The legalization of recreational marijuana is closer to reality in New Jersey as a bill awaits its journey through the legislative process in Trenton.
What will that finally mean for employers if the bill becomes law?
Some lawmakers have said it means business as usual — whoever wants to continue enforcing strict drug-free workplaces can, and whoever wants to allow recreational use after hours or during hours can, too.
One major underlying issue for some employers is the expanded medical use, and the reasonable accommodation rules that apply to disabilities in the workplace, according to David Rosen, an employment attorney at Sills Cummis & Gross.
When employers are testing for drugs, marijuana will show up, but determining if a person is high on the job or is using after hours is hard to determine, he said.
Comparisons have been drawn to the use of alcohol, but Rosen said the difference is you can easily spot someone who is drunk and slurring and walking unsteadily.
And Jason Redd, an employment attorney at Gibbons P.C., said the type of work that is being done may be an even bigger factor.
“There are some places where, if you are under the influence of marijuana, it’s a much bigger issue than others,” he said. “Employers can still have a strict no-weed policy and this bill is not going to change that.”
Rosen said other states already have had to deal with such issues, and New Jersey can learn from studying those cases in order to understand which workplace issues might arise.
Here are five points ROI-NJ gathered from discussions with several employment lawyers from around the state:
- Employers still have the upper hand.
Even though there will be confusion about how to address certain situations in the workplace, the bill gives employers the chance to handle any situation related to marijuana use on a “rational basis.” At least the bill isn’t forcing employers to fully accept marijuana users in the workplace.
“Those employers who are in industries that are extremely safety-sensitive,” Lindsay Dischley, an employment attorney at Chiesa Shahinian & Giantomasi, said. “I don’t see this as having that much of an impact because they are going to be able to maintain drug-free workplaces and have a zero tolerance.”
- There could be employees who understand the law differently than employers.
For instance, some employees may see the potential new law as giving them the right to use while on a break.
“I don’t think this bill is requiring that you have to allow people to go on a smoke break during the work day,” Dischley said. “I don’t see it going that far, or allowing people to bring marijuana into the workplace. The way I’m reading the legislation is, if someone is using marijuana off-duty, you can’t terminate them for using.”

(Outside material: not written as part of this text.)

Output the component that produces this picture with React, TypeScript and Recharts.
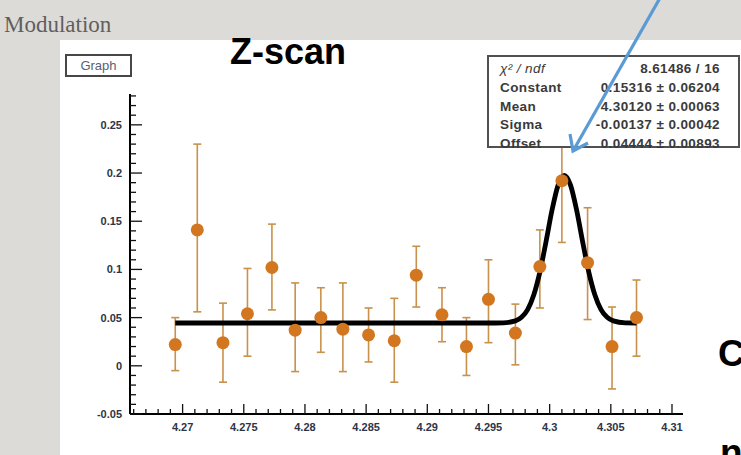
import React from "react";
import { ComposedChart, Scatter, Line, XAxis, YAxis, ErrorBar } from "recharts";

// measured points (z position vs modulation)
const pointX = [4.2694, 4.2712, 4.2733, 4.2753, 4.2773, 4.2792, 4.2813, 4.2831, 4.2852, 4.2873, 4.2891, 4.2912, 4.2932, 4.295, 4.2972, 4.2992, 4.301, 4.3031, 4.3051, 4.3071];
const pointY = [0.022, 0.141, 0.024, 0.054, 0.102, 0.037, 0.05, 0.038, 0.032, 0.026, 0.094, 0.053, 0.02, 0.069, 0.034, 0.103, 0.192, 0.107, 0.02, 0.05];
const errDown = [0.027, 0.085, 0.041, 0.044, 0.044, 0.043, 0.036, 0.044, 0.028, 0.043, 0.033, 0.028, 0.03, 0.045, 0.033, 0.043, 0.064, 0.059, 0.044, 0.04];
const errUp = [0.028, 0.089, 0.041, 0.047, 0.045, 0.049, 0.031, 0.048, 0.028, 0.044, 0.03, 0.028, 0.03, 0.041, 0.03, 0.038, 0.063, 0.057, 0.041, 0.039];

// gaussian + offset fit curve
const fitX = [4.2694, 4.295, 4.2962, 4.2972, 4.2977, 4.2982, 4.2987, 4.2992, 4.2997, 4.3002, 4.3007, 4.3012, 4.3017, 4.3022, 4.3027, 4.3032, 4.3037, 4.3042, 4.3047, 4.3052, 4.3062, 4.3071];
const fitY = [0.0444, 0.0444, 0.0446, 0.0466, 0.0503, 0.0583, 0.0734, 0.0972, 0.1285, 0.1618, 0.1877, 0.1976, 0.1877, 0.1618, 0.1285, 0.0972, 0.0734, 0.0583, 0.0503, 0.0466, 0.0446, 0.0444];

const xMajor = [4.27, 4.275, 4.28, 4.285, 4.29, 4.295, 4.3, 4.305, 4.31];
const yMajor = [-0.05, 0, 0.05, 0.1, 0.15, 0.2, 0.25];

const statLabels = ["χ² / ndf", "Constant", "Mean", "Sigma", "Offset"];
const statValues = ["8.61486 / 16", "0.15316 ± 0.06204", "4.30120 ± 0.00063", "-0.00137 ± 0.00042", "0.04444 ± 0.00893"];

const xDomain = [4.2657, 4.3109];
const yDomain = [-0.05, 0.282];

const points = pointX.map((x, i) => ({ x, y: pointY[i], err: [errDown[i], errUp[i]] }));
const fit = fitX.map((x, i) => ({ x, y: fitY[i] }));

// minor ticks every 0.001 (x) and 0.01 (y)
const xTicks = Array.from({ length: 45 }, (_, i) => (4266 + i) / 1000);
const yTicks = Array.from({ length: 34 }, (_, i) => (i - 5) / 100);

const isMajor = (v: number, list: number[]) => list.some((m) => Math.abs(m - v) < 1e-9);

const labelStyle = { fontSize: 11, fontWeight: 700, fill: "#2e3446", fontFamily: "'Liberation Sans', Arial, sans-serif" };

function YTick(props: any) {
  const { x, y, payload } = props;
  const major = isMajor(payload.value, yMajor);
  return (
    <g>
      <line x1={x} y1={y} x2={x + (major ? 12 : 6)} y2={y} stroke="#111" strokeWidth={1.3} />
      {major && (
        <text x={x - 8} y={y + 4} textAnchor="end" {...labelStyle}>
          {String(payload.value)}
        </text>
      )}
    </g>
  );
}

function XTick(props: any) {
  const { x, y, payload } = props;
  const major = isMajor(payload.value, xMajor);
  return (
    <g>
      <line x1={x} y1={y} x2={x} y2={y - (major ? 10 : 5)} stroke="#111" strokeWidth={1.3} />
      {major && (
        <text x={x} y={y + 17} textAnchor="middle" {...labelStyle}>
          {String(payload.value)}
        </text>
      )}
    </g>
  );
}

export default function App() {
  return (
    <div style={{ position: "absolute", left: 0, top: 0, width: 741, height: 455, overflow: "hidden", background: "#dddbd7", fontFamily: "'Liberation Sans', Arial, sans-serif" }}>
      <div style={{ position: "absolute", left: 60, top: 40, right: 0, bottom: 0, background: "#ffffff" }} />
      <div style={{ position: "absolute", left: 4, top: 12, fontFamily: "'Liberation Serif', 'Times New Roman', serif", fontSize: 23, color: "#5f5f5f" }}>
        Modulation
      </div>
      <div style={{ position: "absolute", left: 65, top: 54, width: 67, height: 23, boxSizing: "border-box", border: "2px solid #474747", background: "#fff", fontSize: 13, color: "#5a6072", textAlign: "center", lineHeight: "19px" }}>
        Graph
      </div>

      <div style={{ position: "absolute", left: 0, top: 0 }}>
        <ComposedChart width={741} height={455} margin={{ top: 94, right: 58, bottom: 1, left: 70 }}>
          <XAxis
            dataKey="x"
            type="number"
            domain={xDomain}
            allowDataOverflow
            ticks={xTicks}
            interval={0}
            tickSize={0}
            tickMargin={0}
            tickLine={false}
            tick={<XTick />}
            height={40}
            axisLine={{ stroke: "#000", strokeWidth: 2 }}
          />
          <XAxis xAxisId="top" orientation="top" type="number" domain={xDomain} height={0} tick={false} tickLine={false} axisLine={{ stroke: "#333", strokeWidth: 1.5 }} />
          <YAxis
            type="number"
            domain={yDomain}
            allowDataOverflow
            ticks={yTicks}
            interval={0}
            tickSize={0}
            tickMargin={0}
            tickLine={false}
            tick={<YTick />}
            width={60}
            axisLine={{ stroke: "#000", strokeWidth: 2 }}
          />
          <YAxis yAxisId="right" orientation="right" type="number" domain={yDomain} width={0} tick={false} tickLine={false} axisLine={{ stroke: "#999", strokeWidth: 2 }} />
          <Scatter
            data={points}
            dataKey="y"
            isAnimationActive={false}
            shape={(p: any) => <circle cx={p.cx} cy={p.cy} r={6.5} fill="#d2771f" />}
          >
            <ErrorBar dataKey="err" direction="y" width={4} stroke="#c8914c" strokeWidth={1.6} />
          </Scatter>
          <Line data={fit} dataKey="y" type="monotone" stroke="#000" strokeWidth={4.8} dot={false} activeDot={false} isAnimationActive={false} />
        </ComposedChart>
      </div>

      <div style={{ position: "absolute", left: 487, top: 55, width: 253, height: 93, boxSizing: "border-box", border: "2px solid #505050", background: "#fff", paddingTop: 3, paddingLeft: 11, paddingRight: 18, fontSize: 13.5, fontWeight: 700, color: "#3a3a3a", letterSpacing: 0.4 }}>
        {statLabels.map((label, i) => (
          <div key={label} style={{ display: "flex", justifyContent: "space-between", height: 18.8, lineHeight: "18.8px" }}>
            <span style={i === 0 ? { fontStyle: "italic", fontWeight: 400 } : undefined}>{label}</span>
            <span>{statValues[i]}</span>
          </div>
        ))}
      </div>

      <div style={{ position: "absolute", left: 230, top: 31, fontSize: 36, fontWeight: 700, color: "#000", whiteSpace: "nowrap" }}>Z-scan</div>
      <div style={{ position: "absolute", left: 718, top: 333, fontSize: 37, fontWeight: 700, color: "#000" }}>C</div>
      <div style={{ position: "absolute", left: 720, top: 432, fontSize: 37, fontWeight: 700, color: "#000" }}>n</div>

      <svg width={741} height={455} style={{ position: "absolute", left: 0, top: 0, pointerEvents: "none" }}>
        <line x1={660} y1={-2} x2={573} y2={151} stroke="#5b9bd5" strokeWidth={3.2} />
        <polyline points="570,134 573,151 588,143" fill="none" stroke="#5b9bd5" strokeWidth={3.2} strokeLinejoin="miter" />
      </svg>
    </div>
  );
}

Rosen said the issue is going to show a divide in old-school employer mentalities and new, as well as require some sort of education on the employer’s side of how to identify use versus abuse of the drug.
- The legal community is bracing for a flurry of activity around discrimination.
Whether it’s determining how to handle medical use or hiring based on drug testing, lawyers foresee a significant amount of legal activity as the law takes effect — if it’s passed in its current form. Documenting performance and deficiencies carefully will play a greater role in these types of cases.
“Employers are going to have to be very careful because, just like any discrimination, if someone is not hired or is terminated, and because they can’t imagine they are terrible at their job, they are going to say it’s because they use recreational marijuana,” Dischley said.
- It’s time to review the employee handbook.
Does your company define drugs by the federal definition of controlled substances? You might have to change that. Employers also will have to change the handbook to reflect that the company won’t discriminate based on prior marijuana criminal records or testing positive for the drug. In addition, the use of medical marijuana, and how employees who are prescribed it will be allowed to use it, continues to be an issue.
The issue also will be an interesting one for multistate corporations, which have either already dealt with the issue, or will now have to for the first time with New Jersey.
“Corporate clients want to have uniform personnel policies,” Rosen said. “More and more, it’s becoming difficult to do that.”
- People are high now, anyway.
A lot of the discussion around workplace issues ignores the fact that people do use the drug now — and likely are coming to work high or using it after hours. So, what really changes?
“(Some industries) have been shifting away from drug testing … and it’s just the nature of the workforce,” Dischley said. “If you want good labor, you can’t eliminate people who use marijuana because of the high rate of employees or prospective employees who are using recreationally, whether it’s legal or not.”